“It’s not obvious where this is going. Maybe it will be something spectacular. Maybe it will just be a curiosity. We don’t know. But it’s something. And it’s a beautiful something.”—Nima Arkani-Hamed
The latest tool for calculating how particles interact (figure 2) was introduced in a December 2013 paper, “The Amplituhedron,” by Nima Arkani-Hamed, Professor in the School of Natural Sciences, and his student Jaroslav Trnka. The amplituhedron gives a concrete example of a theory where the description of physics using spacetime and quantum mechanics is emergent, rather than fundamental.
“The entire drama of twentieth-century physics has been learning how to combine the rules of quantum mechanics and the rules of relativity at the same time,” says Arkani-Hamed. “While we have found various ways of making these principles work together, we realize we don’t understand very deeply what it is we are dealing with yet. This is tied to one of our deepest challenges in the twenty-first century: what are the building blocks out of which spacetime emerges?”
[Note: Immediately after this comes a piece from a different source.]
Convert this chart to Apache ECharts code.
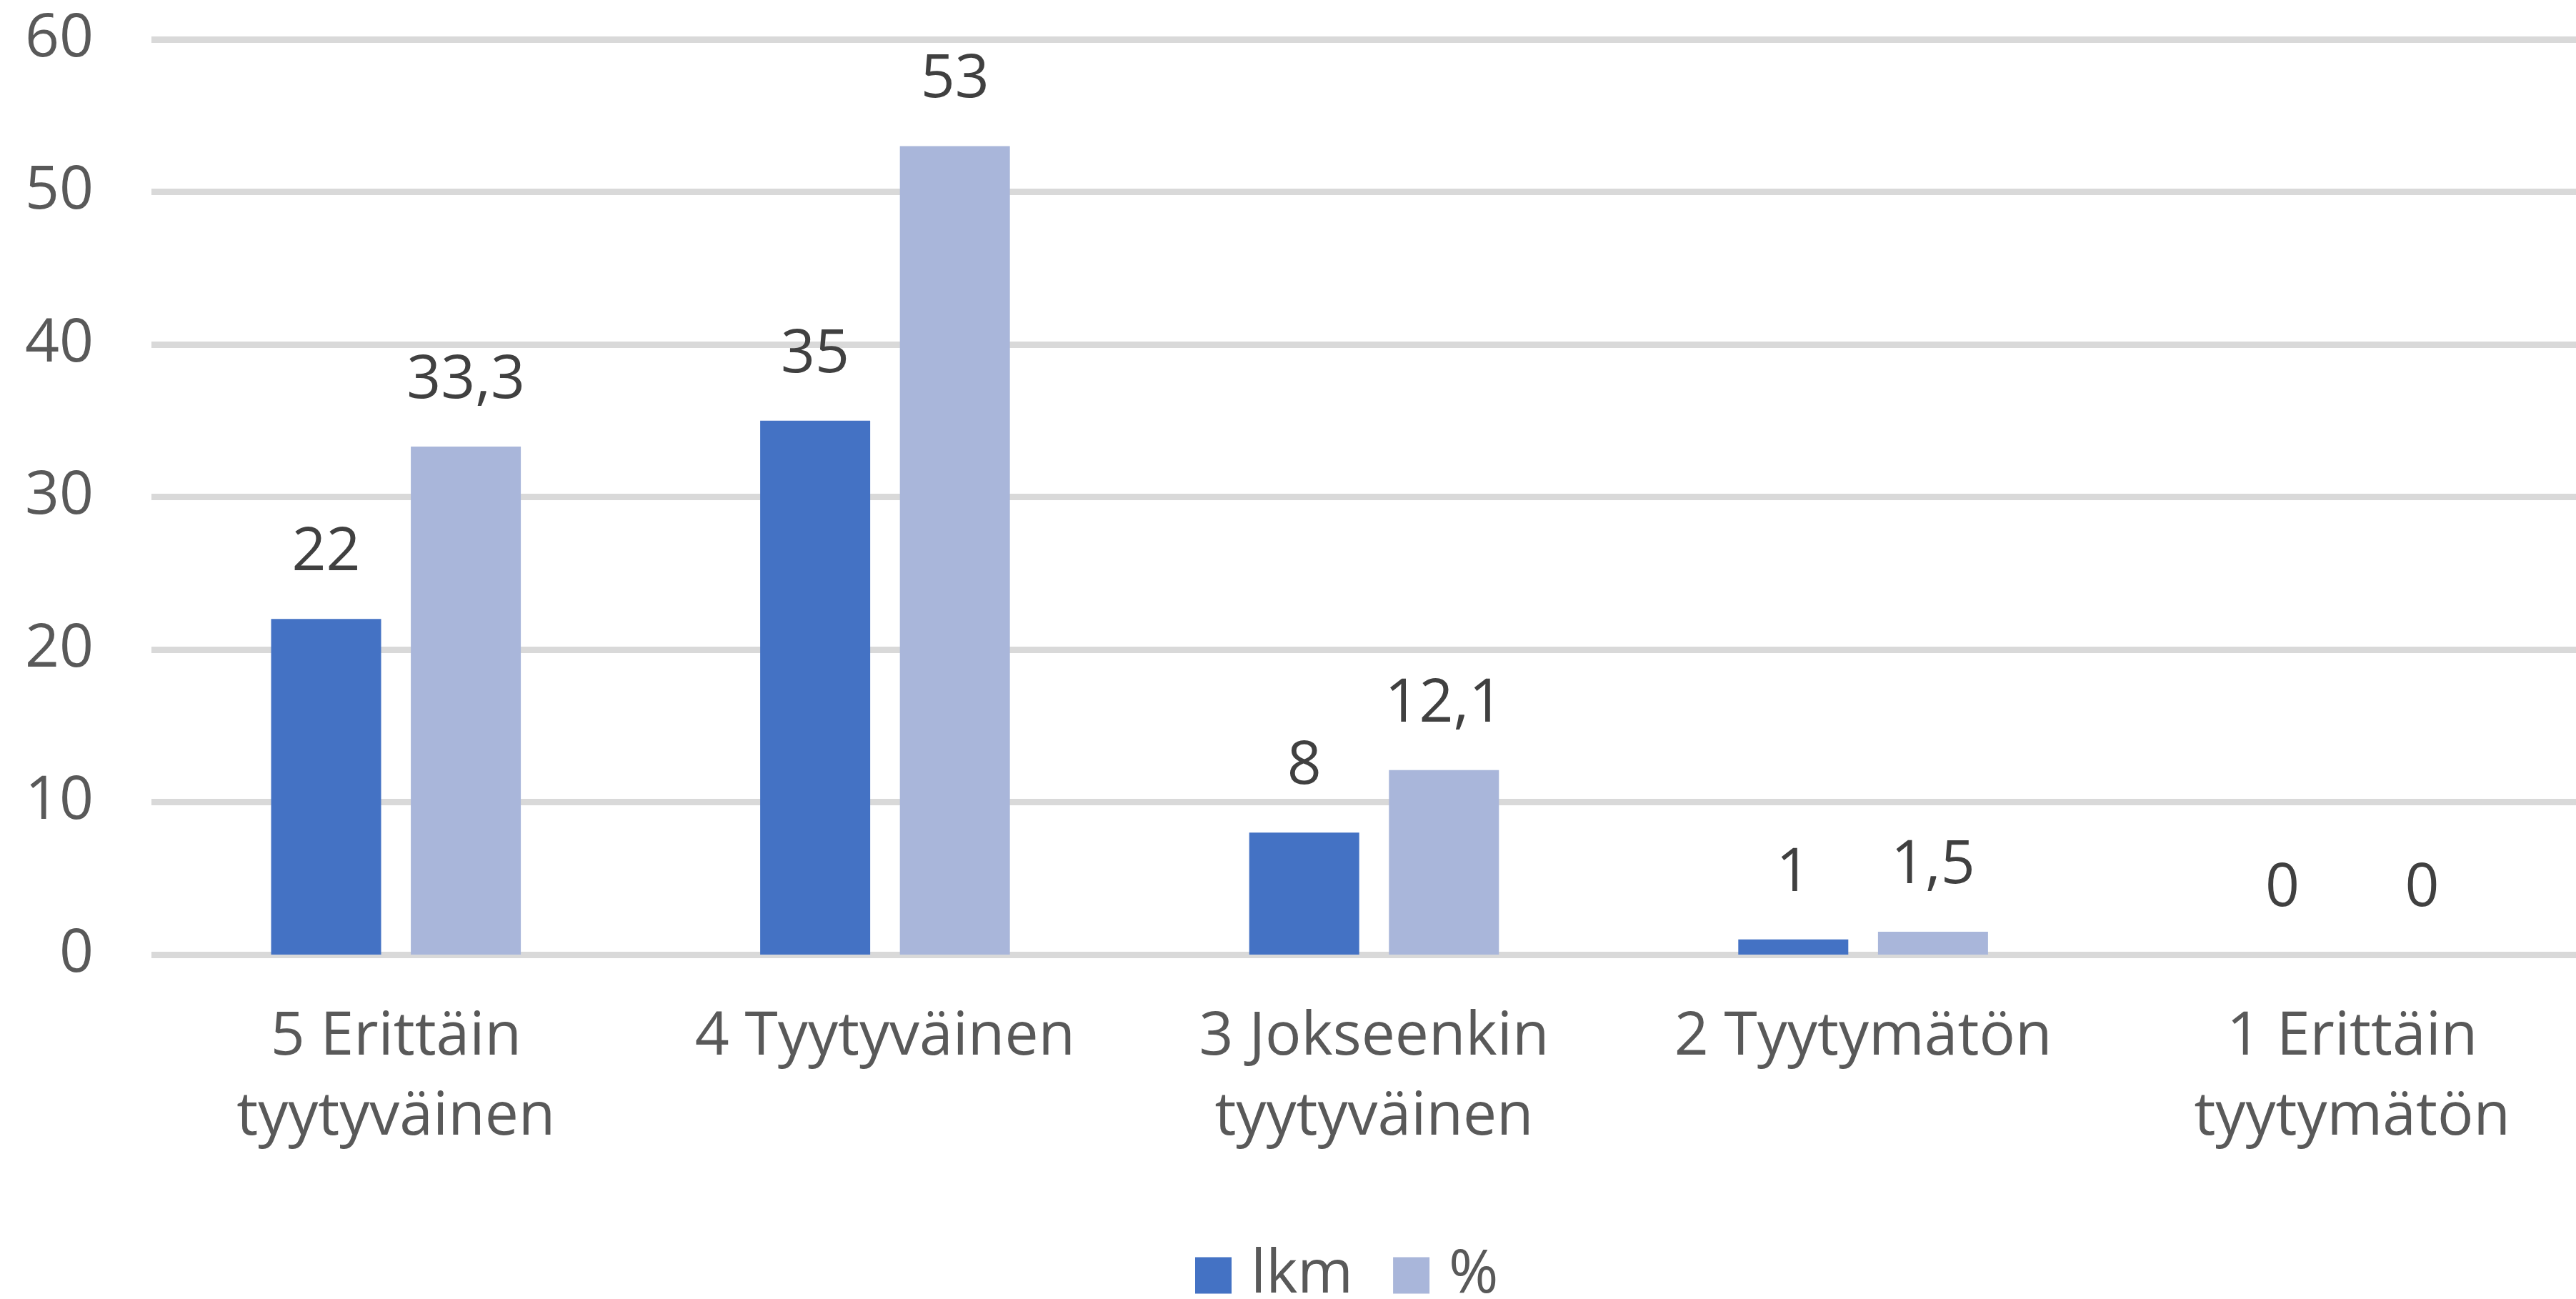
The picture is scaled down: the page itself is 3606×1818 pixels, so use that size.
<!DOCTYPE html>
<html>
<head>
<meta charset="utf-8">
<script src="https://cdn.jsdelivr.net/npm/echarts@6/dist/echarts.min.js"></script>
<style>
  html, body { margin: 0; padding: 0; background: #ffffff; }
  #main { width: 3606px; height: 1818px; }
</style>
</head>
<body>
<div id="main"></div>
<script>
const categories = [
  '5 Erittäin\ntyytyväinen',
  '4 Tyytyväinen',
  '3 Jokseenkin\ntyytyväinen',
  '2 Tyytymätön',
  '1 Erittäin\ntyytymätön'
]
const lkmValues = [22, 35, 8, 1, 0]
const pctValues = [33.3, 53, 12.1, 1.5, 0]
const yTicks = [0, 10, 20, 30, 40, 50, 60]

const fontFamily = '"Open Sans", sans-serif'

// decimal comma like the original
const fmt = (p) => String(p.value).replace('.', ',')

const chart = echarts.init(document.getElementById('main'))

const dataLabel = {
  show: true,
  position: 'top',
  distance: 50,
  formatter: fmt,
  color: '#404040',
  fontFamily: fontFamily,
  fontSize: 84,
  lineHeight: 84
}

const option = {
  backgroundColor: '#ffffff',
  animation: false,
  grid: {
    left: 212,
    right: -29,
    top: 55,
    bottom: 482,
    outerBoundsMode: 'none'
  },
  legend: {
    data: ['lkm', '%'],
    left: 1668,
    top: 1738,
    itemWidth: 51,
    itemHeight: 51,
    itemGap: 56,
    icon: 'rect',
    textStyle: {
      color: '#595959',
      fontFamily: fontFamily,
      fontSize: 84,
      padding: [0, 0, 0, 22]
    }
  },
  xAxis: {
    type: 'category',
    data: categories,
    axisLine: { show: false },
    axisTick: { show: false },
    axisLabel: {
      color: '#595959',
      fontFamily: fontFamily,
      fontSize: 84,
      lineHeight: 112,
      margin: 60,
      interval: 0
    }
  },
  yAxis: {
    type: 'value',
    min: yTicks[0],
    max: yTicks[yTicks.length - 1],
    interval: 10,
    axisLine: { show: false },
    axisTick: { show: false },
    axisLabel: {
      color: '#595959',
      fontFamily: fontFamily,
      fontSize: 84,
      margin: 81
    },
    splitLine: {
      lineStyle: { color: '#D9D9D9', width: 9 }
    }
  },
  series: [
    {
      name: 'lkm',
      type: 'bar',
      data: lkmValues,
      barWidth: 154,
      barGap: '27%',
      itemStyle: { color: '#4472C4' },
      label: dataLabel
    },
    {
      name: '%',
      type: 'bar',
      data: pctValues,
      barWidth: 154,
      itemStyle: { color: '#A9B6DA' },
      label: dataLabel
    }
  ]
}

chart.setOption(option)
</script>
</body>
</html>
Arkani-Hamed developed the amplituhedron after conversations with Robert MacPherson and Pierre Deligne, Professors in the School of Mathematics, which connected a scattering process for particles to a mathematical structure known as the positive Grassmannian (figure 1), from a 2012 paper, “Scattering Amplitudes and the Positive Grassmannian,” by Arkani-Hamed et al.).
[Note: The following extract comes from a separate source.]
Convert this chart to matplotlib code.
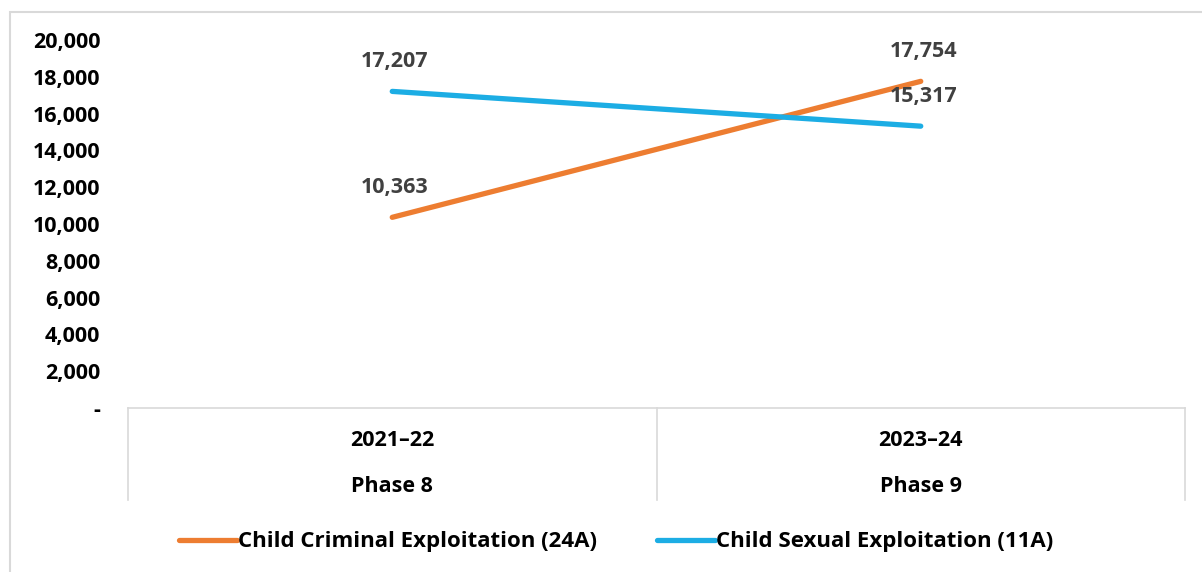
import matplotlib.pyplot as plt
from matplotlib.patches import Rectangle
from matplotlib.ticker import FuncFormatter

plt.rcParams['font.family'] = ['Open Sans', 'DejaVu Sans']
plt.rcParams['font.weight'] = 'bold'

# data
years = ['2021–22', '2023–24']
phases = ['Phase 8', 'Phase 9']
cce = [10363, 17754]   # Child Criminal Exploitation (24A)
cse = [17207, 15317]   # Child Sexual Exploitation (11A)
series_names = ['Child Criminal Exploitation (24A)', 'Child Sexual Exploitation (11A)']
colors = ['#ED7D31', '#1CADE4']

W, H = 1202, 572
fig = plt.figure(figsize=(W / 100, H / 100), dpi=100)

# outer light border
fig.patches.append(Rectangle((10 / W, -0.1), 1.2, 1 - 12 / H + 0.1,
                             transform=fig.transFigure, fill=False,
                             edgecolor='#D9D9D9', linewidth=1.5))

ax = fig.add_axes([128 / W, 1 - 408 / H, (1185 - 128) / W, (408 - 40) / H])
x = list(range(len(years)))

for vals, name, c in zip([cce, cse], series_names, colors):
    ax.plot(x, vals, color=c, linewidth=3.8, solid_capstyle='round', label=name)
    for xi, v in zip(x, vals):
        ax.annotate(f'{v:,}', (xi, v), xytext=(2, 14), textcoords='offset points',
                    ha='center', va='bottom', fontsize=15.5, fontweight='bold',
                    color='#404040')

ax.set_xlim(-0.5, 1.5)
ax.set_ylim(0, 20000)
ax.set_yticks(range(0, 20001, 2000))
ax.yaxis.set_major_formatter(FuncFormatter(lambda v, p: '-' if v == 0 else f'{int(v):,}'))
ax.tick_params(axis='y', length=0, pad=20, labelsize=15.5)
for lab in ax.get_yticklabels():
    lab.set_fontweight('bold')
ax.set_xticks([])
for s in ax.spines.values():
    s.set_visible(False)

# category table below the plot
box_bottom = -(500 - 408) / 368
ax.plot([0, 1], [0, 0], transform=ax.transAxes, color='#D9D9D9', lw=1.2, clip_on=False)
for xf in [0, 0.5, 1]:
    ax.plot([xf, xf], [0, box_bottom], transform=ax.transAxes, color='#D9D9D9',
            lw=1.2, clip_on=False)
for xi, yr, ph in zip(x, years, phases):
    ax.text(xi, -(440 - 408) / 368, yr, transform=ax.get_xaxis_transform(),
            ha='center', va='center', fontsize=15.5, fontweight='bold')
    ax.text(xi, -(486 - 408) / 368, ph, transform=ax.get_xaxis_transform(),
            ha='center', va='center', fontsize=15.5, fontweight='bold')

leg = fig.legend(loc='center', bbox_to_anchor=(616 / W, 1 - 542 / H), ncol=2,
                 frameon=False, handlelength=2.6, handletextpad=0.05,
                 columnspacing=2.7, prop={'size': 16, 'weight': 'bold'})
for line in leg.get_lines():
    line.set_linewidth(3.8)

fig.savefig('out.png', dpi=100)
“This work would have never, in my own particular experience, happened anywhere other than the Institute,” says Arkani-Hamed. “I got dragged into it, following my nose. To be at a place where I could walk over and talk to living legends like Pierre and Bob ... once a week for three months, for four or five hours at a time. No one had class to rush off to or a committee meeting or other administrative obligations, making it possible to work intensively and get some serious things done.”